-- INSTRUCTIONS TO FOLLOW --
Transcribe the material in full. Nothing should differ except that the pictures are left out.

-- DATA --
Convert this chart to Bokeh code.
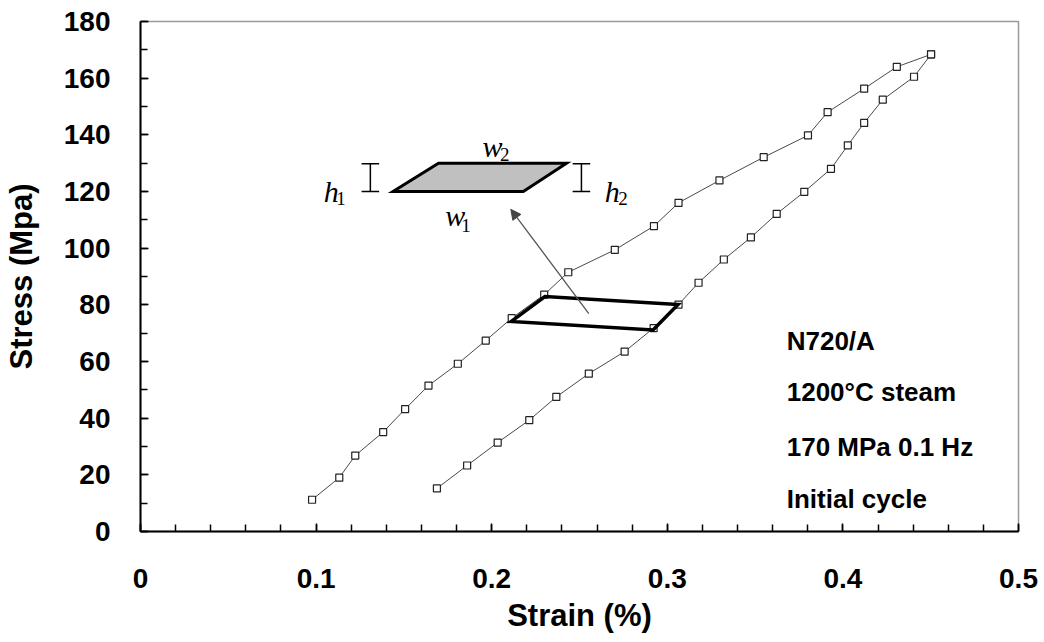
from bokeh.plotting import figure
from bokeh.models import FixedTicker, Range1d, Arrow, NormalHead
from bokeh.core.properties import value
from bokeh.embed import file_html
from bokeh.resources import INLINE

# ---- data ----
load_strain = [0.0977, 0.1132, 0.1223, 0.1382, 0.1507, 0.1640, 0.1807, 0.1966, 0.2114, 0.2299,
               0.2436, 0.2701, 0.2924, 0.3064, 0.3297, 0.3549, 0.3801, 0.3913, 0.4121, 0.4307, 0.4502]
load_stress = [11.2, 19.0, 26.8, 35.1, 43.2, 51.5, 59.2, 67.4, 75.3, 83.6,
               91.5, 99.4, 107.8, 116.0, 123.9, 132.1, 139.8, 148.0, 156.3, 164.0, 168.4]
unload_strain = [0.4502, 0.4405, 0.4227, 0.4121, 0.4028, 0.3932, 0.3780, 0.3623, 0.3476, 0.3322,
                 0.3178, 0.3064, 0.2922, 0.2757, 0.2553, 0.2368, 0.2214, 0.2034, 0.1860, 0.1688]
unload_stress = [168.4, 160.5, 152.4, 144.2, 136.3, 128.0, 119.9, 112.1, 103.8, 96.0,
                 87.8, 80.1, 71.8, 63.5, 55.7, 47.5, 39.3, 31.4, 23.3, 15.2]

# highlighted loop segment (thick outline) and schematic inset
box_strain = [0.2110, 0.2303, 0.3061, 0.2919]
box_stress = [74.1, 82.9, 80.1, 71.1]
inset_strain = [0.1438, 0.1697, 0.2426, 0.2180]
inset_stress = [120.0, 130.0, 130.0, 120.0]
h_bar_strain = [0.1309, 0.2511]
h_bar_low = 120.0
h_bar_high = 129.8

x_ticks = [0, 0.1, 0.2, 0.3, 0.4, 0.5]
x_tick_labels = ["0", "0.1", "0.2", "0.3", "0.4", "0.5"]
y_ticks = [0, 20, 40, 60, 80, 100, 120, 140, 160, 180]
y_tick_labels = ["0", "20", "40", "60", "80", "100", "120", "140", "160", "180"]

info_lines = ["N720/A", "1200\u00b0C steam", "170 MPa 0.1 Hz", "Initial cycle"]
info_stress = [67.4, 49.2, 29.8, 11.5]
info_strain = 0.368

# ---- figure ----
p = figure(width=1040, height=640, output_backend="svg", toolbar_location=None,
           x_range=Range1d(0, 0.5), y_range=Range1d(0, 180),
           min_border_left=138, min_border_right=22, min_border_top=21, min_border_bottom=109,
           x_axis_label="Strain (%)", y_axis_label="Stress (Mpa)")
p.xgrid.visible = False
p.ygrid.visible = False
p.outline_line_color = "#9a9a9a"
p.outline_line_width = 1.5
p.background_fill_color = "white"
p.border_fill_color = "white"

p.xaxis.ticker = FixedTicker(ticks=x_ticks, minor_ticks=[i * 0.02 for i in range(26)])
p.yaxis.ticker = FixedTicker(ticks=y_ticks, minor_ticks=list(range(0, 181, 10)))
p.xaxis.major_label_overrides = {t: l for t, l in zip(x_ticks, x_tick_labels)}
p.yaxis.major_label_overrides = {t: l for t, l in zip(y_ticks, y_tick_labels)}

for ax in (p.xaxis[0], p.yaxis[0]):
    ax.axis_line_width = 2
    ax.axis_line_color = "black"
    ax.major_tick_in = 8
    ax.major_tick_out = 0
    ax.minor_tick_in = 7
    ax.minor_tick_out = 0
    ax.major_tick_line_width = 1.5
    ax.minor_tick_line_width = 1.5
    ax.major_tick_line_color = "black"
    ax.minor_tick_line_color = "black"
    ax.major_label_text_font = "Liberation Sans"
    ax.major_label_text_font_style = "bold"
    ax.major_label_text_font_size = "28px"
    ax.major_label_text_color = "black"
    ax.axis_label_text_font = "Liberation Sans"
    ax.axis_label_text_font_style = "bold"
    ax.axis_label_text_font_size = "31px"
    ax.axis_label_text_color = "black"

p.xaxis.major_label_standoff = 37
p.xaxis.axis_label_standoff = 7
p.yaxis.major_label_standoff = 30
p.yaxis.axis_label_standoff = 22

# ---- loop curves ----
p.line(load_strain, load_stress, line_color="#4a4a4a", line_width=1)
p.line(unload_strain, unload_stress, line_color="#4a4a4a", line_width=1)
p.scatter(load_strain, load_stress, marker="square", size=7, line_color="#222222",
          fill_color="white", line_width=1.2)
p.scatter(unload_strain, unload_stress, marker="square", size=7, line_color="#222222",
          fill_color="white", line_width=1.2)

# highlighted segment outline
p.patch(box_strain, box_stress, fill_alpha=0, line_color="black", line_width=3.5, line_join="miter")

# arrow from highlight to schematic
p.add_layout(Arrow(end=NormalHead(size=10, fill_color="#444444", line_color="#444444"),
                   x_start=0.2553, y_start=76.9, x_end=0.2109, y_end=113.7,
                   line_color="#555555", line_width=1.3))

# schematic inset
p.patch(inset_strain, inset_stress, fill_color="#c0c0c0", line_color="black", line_width=3,
        line_join="miter")
cap = 0.005
p.segment(x0=h_bar_strain, y0=[h_bar_low] * 2, x1=h_bar_strain, y1=[h_bar_high] * 2,
          line_color="black", line_width=1.5)
p.segment(x0=[s - cap for s in h_bar_strain] * 2, y0=[h_bar_low] * 2 + [h_bar_high] * 2,
          x1=[s + cap for s in h_bar_strain] * 2, y1=[h_bar_low] * 2 + [h_bar_high] * 2,
          line_color="black", line_width=1.5)

serif = value("Liberation Serif")
p.text(x=[0.1044, 0.2644, 0.1947, 0.1735], y=[120.1, 120.1, 135.9, 111.5],
       text=["h", "h", "w", "w"], text_font=serif, text_font_style="italic",
       text_font_size="30px", text_baseline="alphabetic", text_align="left", text_color="black")
p.text(x=[0.1115, 0.2720, 0.2047, 0.1826], y=[117.4, 117.4, 133.1, 108.0],
       text=["1", "2", "2", "1"], text_font=serif, text_font_size="19px",
       text_baseline="alphabetic", text_align="left", text_color="black")

# info text block
p.text(x=[info_strain] * 4, y=info_stress, text=info_lines,
       text_font=value("Liberation Sans"), text_font_style="bold", text_font_size="26px",
       text_baseline="middle", text_align="left", text_color="black")

open("out.html", "w").write(file_html(p, INLINE))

-- ANSWER TO THIS TASK --
Convert this chart to Bokeh code.
from bokeh.plotting import figure
from bokeh.models import FixedTicker, Range1d, Arrow, NormalHead
from bokeh.core.properties import value
from bokeh.embed import file_html
from bokeh.resources import INLINE

# ---- data ----
load_strain = [0.0977, 0.1132, 0.1223, 0.1382, 0.1507, 0.1640, 0.1807, 0.1966, 0.2114, 0.2299,
               0.2436, 0.2701, 0.2924, 0.3064, 0.3297, 0.3549, 0.3801, 0.3913, 0.4121, 0.4307, 0.4502]
load_stress = [11.2, 19.0, 26.8, 35.1, 43.2, 51.5, 59.2, 67.4, 75.3, 83.6,
               91.5, 99.4, 107.8, 116.0, 123.9, 132.1, 139.8, 148.0, 156.3, 164.0, 168.4]
unload_strain = [0.4502, 0.4405, 0.4227, 0.4121, 0.4028, 0.3932, 0.3780, 0.3623, 0.3476, 0.3322,
                 0.3178, 0.3064, 0.2922, 0.2757, 0.2553, 0.2368, 0.2214, 0.2034, 0.1860, 0.1688]
unload_stress = [168.4, 160.5, 152.4, 144.2, 136.3, 128.0, 119.9, 112.1, 103.8, 96.0,
                 87.8, 80.1, 71.8, 63.5, 55.7, 47.5, 39.3, 31.4, 23.3, 15.2]

# highlighted loop segment (thick outline) and schematic inset
box_strain = [0.2110, 0.2303, 0.3061, 0.2919]
box_stress = [74.1, 82.9, 80.1, 71.1]
inset_strain = [0.1438, 0.1697, 0.2426, 0.2180]
inset_stress = [120.0, 130.0, 130.0, 120.0]
h_bar_strain = [0.1309, 0.2511]
h_bar_low = 120.0
h_bar_high = 129.8

x_ticks = [0, 0.1, 0.2, 0.3, 0.4, 0.5]
x_tick_labels = ["0", "0.1", "0.2", "0.3", "0.4", "0.5"]
y_ticks = [0, 20, 40, 60, 80, 100, 120, 140, 160, 180]
y_tick_labels = ["0", "20", "40", "60", "80", "100", "120", "140", "160", "180"]

info_lines = ["N720/A", "1200\u00b0C steam", "170 MPa 0.1 Hz", "Initial cycle"]
info_stress = [67.4, 49.2, 29.8, 11.5]
info_strain = 0.368

# ---- figure ----
p = figure(width=1040, height=640, output_backend="svg", toolbar_location=None,
           x_range=Range1d(0, 0.5), y_range=Range1d(0, 180),
           min_border_left=138, min_border_right=22, min_border_top=21, min_border_bottom=109,
           x_axis_label="Strain (%)", y_axis_label="Stress (Mpa)")
p.xgrid.visible = False
p.ygrid.visible = False
p.outline_line_color = "#9a9a9a"
p.outline_line_width = 1.5
p.background_fill_color = "white"
p.border_fill_color = "white"

p.xaxis.ticker = FixedTicker(ticks=x_ticks, minor_ticks=[i * 0.02 for i in range(26)])
p.yaxis.ticker = FixedTicker(ticks=y_ticks, minor_ticks=list(range(0, 181, 10)))
p.xaxis.major_label_overrides = {t: l for t, l in zip(x_ticks, x_tick_labels)}
p.yaxis.major_label_overrides = {t: l for t, l in zip(y_ticks, y_tick_labels)}

for ax in (p.xaxis[0], p.yaxis[0]):
    ax.axis_line_width = 2
    ax.axis_line_color = "black"
    ax.major_tick_in = 8
    ax.major_tick_out = 0
    ax.minor_tick_in = 7
    ax.minor_tick_out = 0
    ax.major_tick_line_width = 1.5
    ax.minor_tick_line_width = 1.5
    ax.major_tick_line_color = "black"
    ax.minor_tick_line_color = "black"
    ax.major_label_text_font = "Liberation Sans"
    ax.major_label_text_font_style = "bold"
    ax.major_label_text_font_size = "28px"
    ax.major_label_text_color = "black"
    ax.axis_label_text_font = "Liberation Sans"
    ax.axis_label_text_font_style = "bold"
    ax.axis_label_text_font_size = "31px"
    ax.axis_label_text_color = "black"

p.xaxis.major_label_standoff = 37
p.xaxis.axis_label_standoff = 7
p.yaxis.major_label_standoff = 30
p.yaxis.axis_label_standoff = 22

# ---- loop curves ----
p.line(load_strain, load_stress, line_color="#4a4a4a", line_width=1)
p.line(unload_strain, unload_stress, line_color="#4a4a4a", line_width=1)
p.scatter(load_strain, load_stress, marker="square", size=7, line_color="#222222",
          fill_color="white", line_width=1.2)
p.scatter(unload_strain, unload_stress, marker="square", size=7, line_color="#222222",
          fill_color="white", line_width=1.2)

# highlighted segment outline
p.patch(box_strain, box_stress, fill_alpha=0, line_color="black", line_width=3.5, line_join="miter")

# arrow from highlight to schematic
p.add_layout(Arrow(end=NormalHead(size=10, fill_color="#444444", line_color="#444444"),
                   x_start=0.2553, y_start=76.9, x_end=0.2109, y_end=113.7,
                   line_color="#555555", line_width=1.3))

# schematic inset
p.patch(inset_strain, inset_stress, fill_color="#c0c0c0", line_color="black", line_width=3,
        line_join="miter")
cap = 0.005
p.segment(x0=h_bar_strain, y0=[h_bar_low] * 2, x1=h_bar_strain, y1=[h_bar_high] * 2,
          line_color="black", line_width=1.5)
p.segment(x0=[s - cap for s in h_bar_strain] * 2, y0=[h_bar_low] * 2 + [h_bar_high] * 2,
          x1=[s + cap for s in h_bar_strain] * 2, y1=[h_bar_low] * 2 + [h_bar_high] * 2,
          line_color="black", line_width=1.5)

serif = value("Liberation Serif")
p.text(x=[0.1044, 0.2644, 0.1947, 0.1735], y=[120.1, 120.1, 135.9, 111.5],
       text=["h", "h", "w", "w"], text_font=serif, text_font_style="italic",
       text_font_size="30px", text_baseline="alphabetic", text_align="left", text_color="black")
p.text(x=[0.1115, 0.2720, 0.2047, 0.1826], y=[117.4, 117.4, 133.1, 108.0],
       text=["1", "2", "2", "1"], text_font=serif, text_font_size="19px",
       text_baseline="alphabetic", text_align="left", text_color="black")

# info text block
p.text(x=[info_strain] * 4, y=info_stress, text=info_lines,
       text_font=value("Liberation Sans"), text_font_style="bold", text_font_size="26px",
       text_baseline="middle", text_align="left", text_color="black")

open("out.html", "w").write(file_html(p, INLINE))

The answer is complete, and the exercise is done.